Battling Housing Discrimination in Maryland

Zenitha Prince

 

From Afro.com and our content partner New America Media:

 

Thousands of Marylanders, mostly African-American, are denied housing based on their source of income, but efforts to mitigate such discrimination are finally making headway, advocates say.

 

For 20 years, advocates have been waging a battle to pass legislation, the Maryland Housing Opportunities Made Equal (HOME) Act, to stop source-of-income discrimination across the state.

 

Many landlords in higher-income areas with better economic opportunities and better schools were refusing to rent or sell housing units to prospective renters or buyers who receive government assistance to pay their rent or mortgage, advocates said. For example, only 33 percent of people issued vouchers in Baltimore County find the housing they seek.

 

“The idea that thousands of good people in our state are prevented from obtaining decent housing solely because the government helps to pay the rent is unjust, cruel, and unnecessary,” said Rabbi Bruce Kahn, a founding board member of the Equal Rights Center, a national civil rights organization dedicated to promoting equal housing opportunity.

 

About 60,000 Maryland families, seniors, single mothers and their children, people with disabilities, veterans and others rely on federally funded housing choice, or Section 8, vouchers, according to U.S. Department of Housing and Urban Development statistics.

 

Among these households, 56 percent also rely on social security, supplemental security income for persons with disabilities, or pensions; 47 per cent are households consisting of single mothers with children; and 62 percent are African-American.

 

When these households are denied housing based on their income, they are often forced to live in veritable islands of concentrated poverty, where they are plagued by crime and poor health, and where the educational opportunities for their children are limited.
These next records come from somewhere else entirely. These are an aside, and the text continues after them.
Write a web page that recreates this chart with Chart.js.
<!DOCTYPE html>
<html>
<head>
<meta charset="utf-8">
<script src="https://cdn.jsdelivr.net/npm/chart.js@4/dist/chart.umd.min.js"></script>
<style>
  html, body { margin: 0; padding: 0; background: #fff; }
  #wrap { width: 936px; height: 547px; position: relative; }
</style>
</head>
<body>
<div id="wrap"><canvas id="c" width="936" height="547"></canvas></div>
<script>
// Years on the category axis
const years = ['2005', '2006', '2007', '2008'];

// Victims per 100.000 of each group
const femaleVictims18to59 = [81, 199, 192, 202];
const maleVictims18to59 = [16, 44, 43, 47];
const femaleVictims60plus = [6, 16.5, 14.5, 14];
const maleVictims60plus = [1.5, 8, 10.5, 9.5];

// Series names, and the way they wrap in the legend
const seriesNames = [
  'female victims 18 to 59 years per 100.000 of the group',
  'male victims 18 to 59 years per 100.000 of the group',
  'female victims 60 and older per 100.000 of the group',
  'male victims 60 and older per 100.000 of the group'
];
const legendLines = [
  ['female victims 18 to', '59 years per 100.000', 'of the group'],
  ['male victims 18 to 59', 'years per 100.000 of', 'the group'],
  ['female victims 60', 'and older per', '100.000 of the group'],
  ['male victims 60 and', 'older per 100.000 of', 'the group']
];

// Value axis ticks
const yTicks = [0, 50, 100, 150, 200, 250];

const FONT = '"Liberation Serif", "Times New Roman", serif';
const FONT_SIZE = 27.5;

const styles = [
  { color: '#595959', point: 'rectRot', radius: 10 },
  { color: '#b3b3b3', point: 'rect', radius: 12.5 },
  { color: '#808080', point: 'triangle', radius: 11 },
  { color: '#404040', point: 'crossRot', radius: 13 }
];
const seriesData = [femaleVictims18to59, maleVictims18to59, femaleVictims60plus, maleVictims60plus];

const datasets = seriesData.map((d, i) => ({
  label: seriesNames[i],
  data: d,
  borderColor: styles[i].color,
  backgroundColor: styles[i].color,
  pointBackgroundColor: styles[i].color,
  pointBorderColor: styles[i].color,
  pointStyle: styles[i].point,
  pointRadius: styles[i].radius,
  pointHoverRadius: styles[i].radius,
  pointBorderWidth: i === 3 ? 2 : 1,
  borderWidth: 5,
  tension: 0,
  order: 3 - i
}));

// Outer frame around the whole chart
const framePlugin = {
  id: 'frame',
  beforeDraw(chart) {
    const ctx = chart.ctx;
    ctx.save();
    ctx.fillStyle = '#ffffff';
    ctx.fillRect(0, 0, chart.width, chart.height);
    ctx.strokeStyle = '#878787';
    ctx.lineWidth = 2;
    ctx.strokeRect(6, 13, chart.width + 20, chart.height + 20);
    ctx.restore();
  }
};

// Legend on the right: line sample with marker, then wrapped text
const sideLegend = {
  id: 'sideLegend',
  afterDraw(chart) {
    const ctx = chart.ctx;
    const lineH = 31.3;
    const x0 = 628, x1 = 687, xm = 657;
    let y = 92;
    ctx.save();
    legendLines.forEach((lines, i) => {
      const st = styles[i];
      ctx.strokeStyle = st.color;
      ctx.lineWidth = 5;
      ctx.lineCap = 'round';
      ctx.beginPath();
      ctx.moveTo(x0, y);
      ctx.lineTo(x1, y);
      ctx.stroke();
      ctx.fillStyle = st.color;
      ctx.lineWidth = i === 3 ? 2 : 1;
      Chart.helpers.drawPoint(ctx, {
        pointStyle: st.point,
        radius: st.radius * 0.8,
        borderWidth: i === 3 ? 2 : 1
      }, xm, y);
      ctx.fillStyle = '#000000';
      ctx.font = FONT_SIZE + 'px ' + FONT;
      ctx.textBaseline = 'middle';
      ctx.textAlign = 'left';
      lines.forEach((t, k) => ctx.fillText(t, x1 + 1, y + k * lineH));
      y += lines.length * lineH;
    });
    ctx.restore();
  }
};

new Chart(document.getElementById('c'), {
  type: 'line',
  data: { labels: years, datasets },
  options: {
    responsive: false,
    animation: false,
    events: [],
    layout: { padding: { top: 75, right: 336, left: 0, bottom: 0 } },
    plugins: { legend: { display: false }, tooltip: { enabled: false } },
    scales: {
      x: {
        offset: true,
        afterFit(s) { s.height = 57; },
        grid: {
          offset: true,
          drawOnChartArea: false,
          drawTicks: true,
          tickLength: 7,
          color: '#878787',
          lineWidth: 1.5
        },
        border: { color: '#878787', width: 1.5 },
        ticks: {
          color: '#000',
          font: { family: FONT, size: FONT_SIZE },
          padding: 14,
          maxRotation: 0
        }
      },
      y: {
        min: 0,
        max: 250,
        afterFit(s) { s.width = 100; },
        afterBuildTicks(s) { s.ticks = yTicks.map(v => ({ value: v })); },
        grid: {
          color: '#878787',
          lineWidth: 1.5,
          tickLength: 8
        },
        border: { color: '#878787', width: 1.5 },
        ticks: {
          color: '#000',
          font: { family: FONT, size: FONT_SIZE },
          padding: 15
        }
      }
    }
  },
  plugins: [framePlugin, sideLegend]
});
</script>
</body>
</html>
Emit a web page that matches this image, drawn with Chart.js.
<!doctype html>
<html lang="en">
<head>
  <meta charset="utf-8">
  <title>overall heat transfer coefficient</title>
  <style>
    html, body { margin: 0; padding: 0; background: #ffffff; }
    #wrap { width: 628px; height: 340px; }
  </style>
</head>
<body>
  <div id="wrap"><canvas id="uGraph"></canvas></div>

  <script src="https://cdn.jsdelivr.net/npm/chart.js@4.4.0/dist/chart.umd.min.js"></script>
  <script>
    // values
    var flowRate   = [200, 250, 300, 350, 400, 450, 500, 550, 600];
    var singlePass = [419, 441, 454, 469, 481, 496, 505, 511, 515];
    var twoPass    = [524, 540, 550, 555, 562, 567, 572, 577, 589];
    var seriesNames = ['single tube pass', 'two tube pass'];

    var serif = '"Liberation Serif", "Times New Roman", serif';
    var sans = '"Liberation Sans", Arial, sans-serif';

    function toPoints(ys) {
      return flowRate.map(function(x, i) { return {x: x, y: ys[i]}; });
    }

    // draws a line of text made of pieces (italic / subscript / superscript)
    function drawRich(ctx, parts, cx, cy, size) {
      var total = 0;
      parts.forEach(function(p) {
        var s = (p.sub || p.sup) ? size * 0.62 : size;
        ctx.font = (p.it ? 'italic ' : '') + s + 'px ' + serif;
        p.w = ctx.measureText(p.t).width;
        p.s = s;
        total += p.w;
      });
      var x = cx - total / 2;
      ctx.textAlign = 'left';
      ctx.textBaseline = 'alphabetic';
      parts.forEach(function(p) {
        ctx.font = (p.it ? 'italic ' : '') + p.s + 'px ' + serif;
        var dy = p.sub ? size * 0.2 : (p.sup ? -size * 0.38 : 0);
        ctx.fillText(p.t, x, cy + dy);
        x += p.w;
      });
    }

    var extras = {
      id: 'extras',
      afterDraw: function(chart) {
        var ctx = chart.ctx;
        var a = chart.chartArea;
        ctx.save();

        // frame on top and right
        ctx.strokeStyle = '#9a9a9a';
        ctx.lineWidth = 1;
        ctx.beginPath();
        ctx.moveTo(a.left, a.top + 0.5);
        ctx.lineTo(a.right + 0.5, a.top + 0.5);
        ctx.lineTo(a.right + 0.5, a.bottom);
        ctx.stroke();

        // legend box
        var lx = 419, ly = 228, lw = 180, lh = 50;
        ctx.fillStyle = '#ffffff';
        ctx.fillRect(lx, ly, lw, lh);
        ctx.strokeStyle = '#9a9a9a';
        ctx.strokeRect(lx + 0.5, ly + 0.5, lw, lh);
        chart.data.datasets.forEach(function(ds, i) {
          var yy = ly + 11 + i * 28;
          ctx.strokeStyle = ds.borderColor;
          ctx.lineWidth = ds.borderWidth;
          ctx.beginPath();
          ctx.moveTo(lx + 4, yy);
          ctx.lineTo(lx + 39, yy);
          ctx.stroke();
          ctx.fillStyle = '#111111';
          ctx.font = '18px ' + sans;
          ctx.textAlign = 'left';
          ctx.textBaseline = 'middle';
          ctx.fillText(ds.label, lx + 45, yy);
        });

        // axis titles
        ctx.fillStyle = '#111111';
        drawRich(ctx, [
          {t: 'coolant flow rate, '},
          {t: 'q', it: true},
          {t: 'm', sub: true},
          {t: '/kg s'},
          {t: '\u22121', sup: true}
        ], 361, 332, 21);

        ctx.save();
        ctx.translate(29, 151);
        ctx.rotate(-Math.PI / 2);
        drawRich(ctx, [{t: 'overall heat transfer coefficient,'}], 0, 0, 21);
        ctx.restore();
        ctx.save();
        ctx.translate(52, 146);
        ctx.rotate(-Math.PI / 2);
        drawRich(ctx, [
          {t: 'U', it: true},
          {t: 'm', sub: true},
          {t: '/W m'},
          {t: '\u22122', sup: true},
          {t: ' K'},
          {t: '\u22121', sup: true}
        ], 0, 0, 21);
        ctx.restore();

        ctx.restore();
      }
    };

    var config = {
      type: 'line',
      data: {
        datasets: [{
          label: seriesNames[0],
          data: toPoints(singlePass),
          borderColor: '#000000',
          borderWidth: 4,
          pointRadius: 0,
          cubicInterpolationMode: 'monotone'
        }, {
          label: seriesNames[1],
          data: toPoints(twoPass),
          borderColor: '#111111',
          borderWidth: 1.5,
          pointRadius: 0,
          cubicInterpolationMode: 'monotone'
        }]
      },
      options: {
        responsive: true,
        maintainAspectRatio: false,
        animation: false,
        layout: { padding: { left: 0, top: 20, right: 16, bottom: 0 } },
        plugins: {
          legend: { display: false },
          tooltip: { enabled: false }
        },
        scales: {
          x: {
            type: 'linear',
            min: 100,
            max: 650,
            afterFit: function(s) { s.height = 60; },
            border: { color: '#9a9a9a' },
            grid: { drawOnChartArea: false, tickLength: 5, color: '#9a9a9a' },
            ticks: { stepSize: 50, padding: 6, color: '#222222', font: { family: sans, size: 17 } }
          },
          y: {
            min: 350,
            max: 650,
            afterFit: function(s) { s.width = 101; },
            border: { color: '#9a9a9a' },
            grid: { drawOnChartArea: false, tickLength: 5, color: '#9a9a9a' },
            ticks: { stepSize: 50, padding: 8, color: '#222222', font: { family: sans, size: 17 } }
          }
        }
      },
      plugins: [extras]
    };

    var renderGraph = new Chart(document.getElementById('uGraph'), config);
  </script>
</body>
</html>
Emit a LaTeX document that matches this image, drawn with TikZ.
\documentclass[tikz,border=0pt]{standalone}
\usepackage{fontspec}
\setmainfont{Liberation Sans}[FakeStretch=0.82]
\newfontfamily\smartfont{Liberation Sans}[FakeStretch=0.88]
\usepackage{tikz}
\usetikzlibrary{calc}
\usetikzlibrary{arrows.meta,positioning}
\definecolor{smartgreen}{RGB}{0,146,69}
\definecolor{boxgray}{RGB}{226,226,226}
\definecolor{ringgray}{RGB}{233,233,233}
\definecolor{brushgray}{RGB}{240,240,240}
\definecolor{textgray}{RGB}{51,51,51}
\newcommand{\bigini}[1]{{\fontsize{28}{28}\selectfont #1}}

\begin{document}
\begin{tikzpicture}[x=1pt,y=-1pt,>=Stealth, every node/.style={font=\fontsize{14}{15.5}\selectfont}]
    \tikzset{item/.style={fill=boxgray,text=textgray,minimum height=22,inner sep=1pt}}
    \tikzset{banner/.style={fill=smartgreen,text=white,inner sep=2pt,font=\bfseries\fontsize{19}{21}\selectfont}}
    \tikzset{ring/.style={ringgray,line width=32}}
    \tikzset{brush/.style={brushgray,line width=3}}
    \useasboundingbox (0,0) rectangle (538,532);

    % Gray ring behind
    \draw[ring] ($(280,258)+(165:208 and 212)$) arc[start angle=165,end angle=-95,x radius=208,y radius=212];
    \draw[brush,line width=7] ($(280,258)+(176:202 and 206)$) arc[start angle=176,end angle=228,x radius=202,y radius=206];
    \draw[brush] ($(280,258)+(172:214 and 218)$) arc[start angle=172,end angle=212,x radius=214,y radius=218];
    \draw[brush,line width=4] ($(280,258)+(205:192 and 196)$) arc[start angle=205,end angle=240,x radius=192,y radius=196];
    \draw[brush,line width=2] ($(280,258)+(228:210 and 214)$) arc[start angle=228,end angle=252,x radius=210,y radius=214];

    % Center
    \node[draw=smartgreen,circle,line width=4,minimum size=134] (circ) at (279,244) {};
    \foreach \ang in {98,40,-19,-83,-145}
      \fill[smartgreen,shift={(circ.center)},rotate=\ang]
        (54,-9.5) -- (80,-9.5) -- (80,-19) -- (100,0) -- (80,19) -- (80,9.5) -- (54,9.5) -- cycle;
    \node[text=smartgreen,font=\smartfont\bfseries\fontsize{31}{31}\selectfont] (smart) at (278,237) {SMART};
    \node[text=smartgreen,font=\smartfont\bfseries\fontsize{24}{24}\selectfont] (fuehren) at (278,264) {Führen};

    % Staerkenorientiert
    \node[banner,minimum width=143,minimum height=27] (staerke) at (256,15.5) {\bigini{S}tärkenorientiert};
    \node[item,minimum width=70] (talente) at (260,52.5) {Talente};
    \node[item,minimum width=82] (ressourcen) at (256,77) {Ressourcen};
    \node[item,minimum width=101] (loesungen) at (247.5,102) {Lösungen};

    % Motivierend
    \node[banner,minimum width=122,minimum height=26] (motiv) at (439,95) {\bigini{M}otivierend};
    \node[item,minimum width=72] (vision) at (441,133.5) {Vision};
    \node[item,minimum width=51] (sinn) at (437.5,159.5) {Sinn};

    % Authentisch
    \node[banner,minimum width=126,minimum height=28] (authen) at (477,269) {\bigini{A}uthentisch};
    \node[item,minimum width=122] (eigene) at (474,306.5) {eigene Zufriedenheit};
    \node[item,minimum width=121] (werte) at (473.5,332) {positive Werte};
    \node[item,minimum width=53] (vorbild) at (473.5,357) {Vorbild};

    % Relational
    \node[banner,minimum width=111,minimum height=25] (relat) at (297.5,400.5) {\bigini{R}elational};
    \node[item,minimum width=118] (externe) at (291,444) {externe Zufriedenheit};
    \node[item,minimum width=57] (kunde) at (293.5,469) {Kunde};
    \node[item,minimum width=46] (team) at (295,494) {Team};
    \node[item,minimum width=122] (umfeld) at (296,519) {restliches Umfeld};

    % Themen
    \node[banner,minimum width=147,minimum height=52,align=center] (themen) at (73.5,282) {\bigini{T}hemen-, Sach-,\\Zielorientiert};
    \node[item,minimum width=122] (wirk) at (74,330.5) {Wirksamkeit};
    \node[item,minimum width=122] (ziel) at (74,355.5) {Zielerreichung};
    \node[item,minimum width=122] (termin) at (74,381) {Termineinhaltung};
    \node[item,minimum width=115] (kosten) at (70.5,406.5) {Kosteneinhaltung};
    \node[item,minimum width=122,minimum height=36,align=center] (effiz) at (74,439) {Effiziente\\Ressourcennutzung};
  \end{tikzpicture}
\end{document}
Such discriminatory policies also undermine efforts to create less segregated neighborhoods and to provide greater affordable housing.

 

An October 2011 fair housing study commissioned by Baltimore City and Baltimore, Anne Arundel, Harford and Howard counties found that a major impediment to mitigating this harmful discrimination problem in the region was “the lack of a state law prohibiting discrimination based on the basis of a person’s source of income.”

 

In the past four years, the Maryland HOME Act Coalition, an organization made up of 80 organizations promoting the passage of the Maryland HOME Act, ramped up its efforts to pass such a law, mobilizing grassroots support, lobbying in Annapolis and negotiating with opponents to find an agreement. But, those efforts failed.

 

“It is not often easy to get civil rights legislation passed through the Maryland General Assembly, especially when it comes to fair housing,” said Rabbi Kahn, whose organization is part of the Maryland HOME Act Coalition.

 

Still Kahn and other advocates believe there’s a silver lining. At the end of the 2013 General Assembly, the Senate version of the HOME Act legislation passed the Judicial Proceedings Committee when, for the first time, Sen. Norman Stone (D-Baltimore County), who represents the most segregated jurisdiction in the state, voted in favor of bill. But, on the Senate floor, it failed by one vote.

 

Though a vote was not taken in the House, the coalition believes there are enough supporters in that chamber to ensure its passage. Furthermore, Gov. Martin O’Malley has said he would sign the Maryland HOME Act whenever it reaches his desk.

 

“When enough legislators look at the suffering through the eyes of the sufferers rather than through the eyes of those generating the suffering, the bill will pass,” Kahn said. “When enough legislators hear from constituents that they want the bill passed, it will pass”. Kahn believes that they are on the verge of finally getting enactment of the badly needed Maryland HOME Act during the next Maryland General Assembly session in Annapolis.